In your code, char * filename; is a pointer to a char. This means that filename only occupies 4 bytes. Even if your string is 1000 bytes long, since filename is simply a pointer, it just contains the 4-byte memory address of the first character of your string.

So you have two solutions: use char filename[MAX_LENGTH] to declare a string of size MAX_LENGTH and always pass that. Or, you can include another field, say, "filename_length", which tells you how many bytes to expect when you read the filename field.

(The above is actually false. filename may not be 4 bytes long. filename will be sizeof(char*) bytes long. This is probably 4 bytes on your computer. But pointers are not always 4 bytes, and nowadays people are getting into a lot of trouble for assuming a 4-byte pointer on 64-bit architectures. So I'm just sayin'. Don't downvote me.)
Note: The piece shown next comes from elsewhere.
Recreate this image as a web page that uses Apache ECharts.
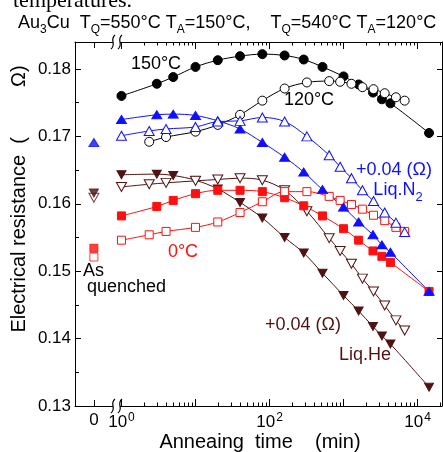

To answer your second question - why is sizeof() 20 bytes? The compiler will pad pieces of the struct with extra bytes so that each member fits inside a 4-byte boundary. The compiler can work efficiently with "words" rather than weird-sized structures. (Again, the "4" just depends on the architecture. Each architecture has its own "word" length.) This known as alignment. There is an excellent SO thread which gives more detail: Why isn't sizeof for a struct equal to the sum of sizeof of each member?

Comments

1

You can't just put a char* in there and expect it to work, because that's a pointer and you need the actual character data to appear in the packet (a pointer passed between two programs will almost never work!). Since the filename portion of the packet is variable-length, you can't represent the whole packet as a struct as you are trying to do. Instead, you probably should dynamically generate the packet by concatenating the pieces on demand, such as with a function having this signature:

vector<char> makePacket(uint16_t opcode, const char* filename, const char* mode);

2 Comments

I thought that it cannot be expressed that way, so... How can I do this? I've never used the vector<char> type in C... I don't know how to use it to determine the fields of the packet... Thanks!
Sorry, I said vector<char> but that's a C++ thing! If you're using straight C then the function would need to return a C string (either have it allocate and return a char* which the caller has to free, or pass in a char* buffer and size--I'd do the latter).
0

C structures can't have a variable size. You'll have to define "filename" and "mode" as char field_name [preset size]; or construct the structure by hand in a memory buffer at run time.

Finally, if what you need is a TFTP implementation in C, you can bet someone has written if already. E.g. there's an BSD'ed tftp-hpa used in a variety of Linux distributions.

1 Comment

I'll try to make it doing it in a char * buff variable, thanks!